The internal culture clash is troubling for a company that is under investigation by the US government for underpaying women employees, and for Silicon Valley’s reputation in the wake of its sexual harassment troubles.

But it also reflects a disquieting trend across the country: Discussion about diversity and free speech is increasingly defined by people on the ideological extremes. On one side, we have the militantly politically correct left—for instance, the students who shut down Charles Murray’s speech at Middlebury College.

“The liberal ideal sees free speech as a positive-sum good, enabling an open marketplace of ideas where, in the long run, reason can prevail,” as Jonathan Chait recently put it, but “left-wing critics of liberalism instead see the free-speech rights of the oppressed and the oppressors set in zero-sum conflict, so that the expansion of one inevitably comes at the cost of the other.”

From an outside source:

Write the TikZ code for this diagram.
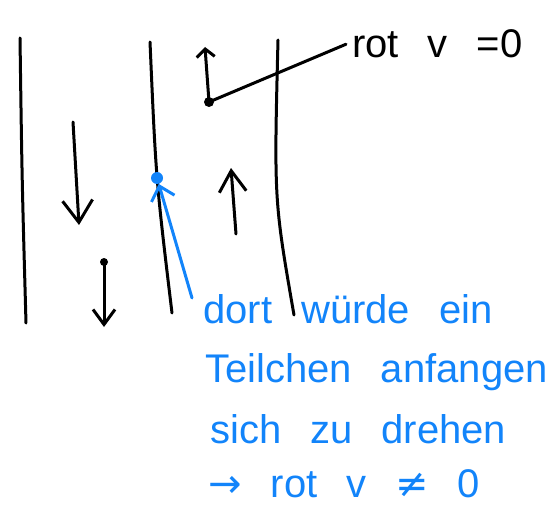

And on the other is the anti-PC backlash liberals have provoked, of which the rambling, confused tirade of the Google employee is the latest example. And he’s not alone. As the election of Donald Trump has made clear, many Americans feel enslaved by political correctness. The extreme left has claimed a moral monopoly and attempted to shame dissenting views out of existence.

That approach makes dissenters unlikely to consider the value of diversity and opportunity if they don’t feel “psychologically safe,” as the Google author says repeatedly, in mainstream conversations. Shaming forces these perspectives onto sub-channels of the Blind app and websites like Breitbart, where these ideas tend to go unchallenged.

Neutralizing this dangerous ideological split is all the more urgent given the fact that Trump seems as enthusiastic about capitalizing on “identity politics” as the extreme-left zealots he rails against.

The president’s populism—which during the campaign seemed centered on economic injustice—is proving to be more about fomenting cultural clashes. Recent developments bear this out: his “assimilation”-driven immigration initiatives, the bizarre trans military ban, and talk of a government investigation into Harvard University’s discrimination against Asian-American applicants.

Silicon Valley won’t solve its diversity problems until it both acknowledges its failures and engages in a broader dialogue about why those failures matter. Similarly, the US will only create opportunity in the face of difference when its public stops letting ideologues on both sides dominate the conversation.